Paul L. Caron

Monday, September 18, 2017

McIntyre & Simkovic: Are Law Degrees As Valuable To Minorities?

Frank McIntyre (Rutgers) & Michael Simkovic (USC), Are Law Degrees as Valuable to Minorities?, 52 Int'l Rev. L. & Econ. ___ (2017):

We estimate the increase in earnings from a law degree relative to a bachelor’s degree for graduates of different race/ethnic groups. Law earnings premiums are higher for whites than for minorities (excluding individuals raised outside the U.S.). The median annual law earnings premium is approximately $41,000 for whites, $34,000 for Asians, $33,000 for blacks, and $28,000 for Hispanics.
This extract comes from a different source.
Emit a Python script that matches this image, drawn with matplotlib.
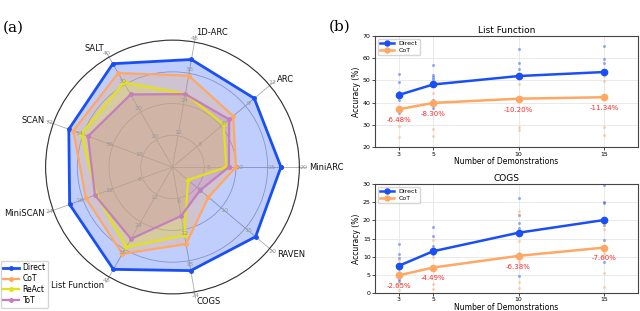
import numpy as np
import matplotlib
matplotlib.use("Agg")
import matplotlib.pyplot as plt

# ---------------- Radar data ----------------
categories = ["MiniARC", "ARC", "1D-ARC", "SALT", "SCAN", "MiniSCAN", "List Function", "COGS", "RAVEN"]
axis_max = [20, 12, 48, 40, 72, 24, 48, 24, 20]
direct_vals = [17.1, 10.1, 41.3, 37.6, 62.6, 20.7, 44.7, 19.9, 17.1]
cot_vals = [10.0, 7.5, 35.1, 34.2, 59.9, 17.4, 37.9, 14.8, 7.4]
react_vals = [8.5, 6.3, 28.1, 30.8, 55.0, 15.3, 35.1, 13.1, 3.2]
tot_vals = [8.9, 7.0, 28.0, 26.4, 51.0, 15.6, 31.4, 9.4, 5.7]

# ---------------- Line chart data ----------------
demos = [3, 5, 10, 15]
lf_direct = [43.5, 48.2, 52.0, 53.8]
lf_cot = [37.02, 39.9, 41.8, 42.46]
lf_labels = ["-6.48%", "-8.30%", "-10.20%", "-11.34%"]
lf_direct_pts = [[53.0, 49.2, 45.0, 44.2, 43.0, 41.2, 35.2],
                 [56.9, 52.4, 51.4, 50.5, 49.4, 48.6, 41.1, 40.4, 37.8],
                 [64.0, 57.7, 55.0, 52.7, 52.0],
                 [65.6, 59.9, 58.0, 54.4, 53.5]]
lf_cot_pts = [[37.8, 36.5, 29.5, 24.5],
              [44.2, 40.5, 39.5, 28.2, 25.2],
              [48.6, 41.4, 29.1, 27.6],
              [52.1, 49.8, 42.2, 29.1, 25.6]]

cogs_direct = [7.5, 11.5, 16.6, 20.1]
cogs_cot = [4.85, 7.01, 10.22, 12.5]
cogs_labels = ["-2.65%", "-4.49%", "-6.38%", "-7.60%"]
cogs_direct_pts = [[13.4, 10.7, 9.5, 8.0, 7.1, 6.6, 4.6, 3.9, 3.4],
                   [18.2, 15.7, 13.0, 12.2, 11.3, 10.7, 6.3],
                   [26.1, 21.6, 19.3, 17.9, 16.6, 9.6, 4.8],
                   [29.7, 25.2, 24.7, 20.2, 18.7, 14.5, 8.4]]
cogs_cot_pts = [[9.0, 5.8, 5.2, 4.0, 2.5, 0.8],
                [14.6, 12.0, 10.0, 6.6, 2.5, 1.2],
                [22.5, 21.6, 14.3, 11.1, 9.3, 8.4, 3.0, 1.4],
                [18.8, 17.5, 12.5, 11.0, 9.8, 5.4, 1.6]]

C_DIRECT = "#1a4ff5"
C_COT = "#ffa864"
C_REACT = "#e2e21a"
C_TOT = "#c47fbf"

fig = plt.figure(figsize=(6.4, 3.11), dpi=100)

# ---------------- Radar ----------------
axr = fig.add_axes([0.071, 0.055, 0.397, 0.816], projection="polar")
n = len(categories)
angles = np.arange(n) * 2 * np.pi / n
ang_closed = np.concatenate([angles, angles[:1]])

series = [("Direct", direct_vals, C_DIRECT, 2.0), ("CoT", cot_vals, C_COT, 1.6),
          ("ReAct", react_vals, C_REACT, 1.6), ("ToT", tot_vals, C_TOT, 1.6)]
for name, vals, col, lw in series:
    frac = np.array(vals) / np.array(axis_max)
    fc = np.concatenate([frac, frac[:1]])
    axr.fill(ang_closed, fc, color=col, alpha=0.28, zorder=2)
    axr.plot(ang_closed, fc, color=col, lw=lw, marker="o", markersize=2.5, label=name, zorder=3)

axr.set_ylim(0, 1)
axr.set_yticks([0.25, 0.5, 0.75, 1.0])
axr.set_yticklabels([])
axr.set_xticks(angles)
axr.set_xticklabels([])
axr.xaxis.grid(False)
axr.yaxis.grid(True, color="#b0b0b0", lw=0.6)
axr.spines["polar"].set_color("#333333")
axr.spines["polar"].set_linewidth(0.8)

for a, cat, m in zip(angles, categories, axis_max):
    axr.plot([a, a], [0, 1.05], color="#aaaaaa", lw=0.6, zorder=1.5, clip_on=False)
    for k in range(1, 5):
        axr.text(a, k * 0.25 + 0.03, f"{int(m * k / 4)}", fontsize=4.6, color="#999999",
                 ha="center", va="center", zorder=4, clip_on=False)
    ha = "left" if np.cos(a) > 0.01 else "right"
    axr.text(a, 1.075, cat, fontsize=6, color="#111111", ha=ha, va="center", clip_on=False)

fig.legend(*axr.get_legend_handles_labels(), loc="lower left", bbox_to_anchor=(0.0, 0.008),
           borderaxespad=0.1, fontsize=5.5, handlelength=2.0, handletextpad=0.5, borderpad=0.35,
           labelspacing=0.25, frameon=True, edgecolor="#cccccc", fancybox=True)

fig.text(0.021, 0.91, "(a)", fontsize=11, family="DejaVu Serif", ha="center", va="center")
fig.text(0.531, 0.913, "(b)", fontsize=11, family="DejaVu Serif", ha="center", va="center")

# ---------------- Line charts ----------------
def line_panel(rect, title, d_mean, c_mean, d_pts, c_pts, labels, ylim, yticks, off):
    ax = fig.add_axes(rect)
    for x, pts in zip(demos, d_pts):
        ax.plot([x] * len(pts), pts, "o", color=C_DIRECT, alpha=0.45, markersize=2.2, mew=0)
    for x, pts in zip(demos, c_pts):
        ax.plot([x] * len(pts), pts, "o", color=C_COT, alpha=0.45, markersize=2.2, mew=0)
    ax.plot(demos, d_mean, "-o", color=C_DIRECT, lw=1.8, markersize=4.5, label="Direct")
    ax.plot(demos, c_mean, "-o", color=C_COT, lw=1.8, markersize=4.5, label="CoT")
    for x, cv, lab in zip(demos, c_mean, labels):
        ax.text(x, cv - off, lab, color="#ff2a2a", fontsize=5, ha="center", va="center")
    ax.set_xlim(1.6, 17)
    ax.set_ylim(*ylim)
    ax.set_xticks(demos)
    ax.set_yticks(yticks)
    ax.tick_params(labelsize=4.5, length=2, width=0.5, pad=1.2)
    ax.grid(True, color="#e6e6e6", lw=0.6)
    for s in ax.spines.values():
        s.set_color("#444444")
        s.set_linewidth(0.8)
    ax.set_title(title, fontsize=6.5, pad=2)
    ax.set_xlabel("Number of Demonstrations", fontsize=5.5, labelpad=0.5)
    ax.set_ylabel("Accuracy (%)", fontsize=5.5, labelpad=1)
    ax.legend(loc="upper left", fontsize=4.5, handlelength=2.2, borderpad=0.3,
              labelspacing=0.25, edgecolor="#cccccc", markerscale=0.8)
    return ax

line_panel([0.586, 0.527, 0.411, 0.357], "List Function", lf_direct, lf_cot,
           lf_direct_pts, lf_cot_pts, lf_labels, (20, 70), [20, 30, 40, 50, 60, 70], 5)
line_panel([0.586, 0.058, 0.411, 0.350], "COGS", cogs_direct, cogs_cot,
           cogs_direct_pts, cogs_cot_pts, cogs_labels, (0, 30), [0, 5, 10, 15, 20, 25, 30], 3)

fig.savefig("out.png", dpi=100)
Law earnings premiums for whites, blacks and Hispanics have trended upward and appear to be gradually converging. Approximately 90 percent of law graduates are white compared to approximately 82 percent of bachelor’s degree holders.

Legal Education, Scholarship | Permalink


I wonder if they controlled for geographic location, since without it they just could be capturing different income medians from groups being located in different cities/states.

Posted by: Anon | Sep 18, 2017 3:46:07 PM

Ah, yes. The old generic "law degree." Any one will do. Whether it is from Harvard or Thomas Cooley, they are all the same.

Posted by: JM | Sep 18, 2017 6:45:38 AM

Why was this limited to persons of color? The authors notably omitted persons with disabilities from their evaluation. It would have been helpful to have data on this underserved minority as well.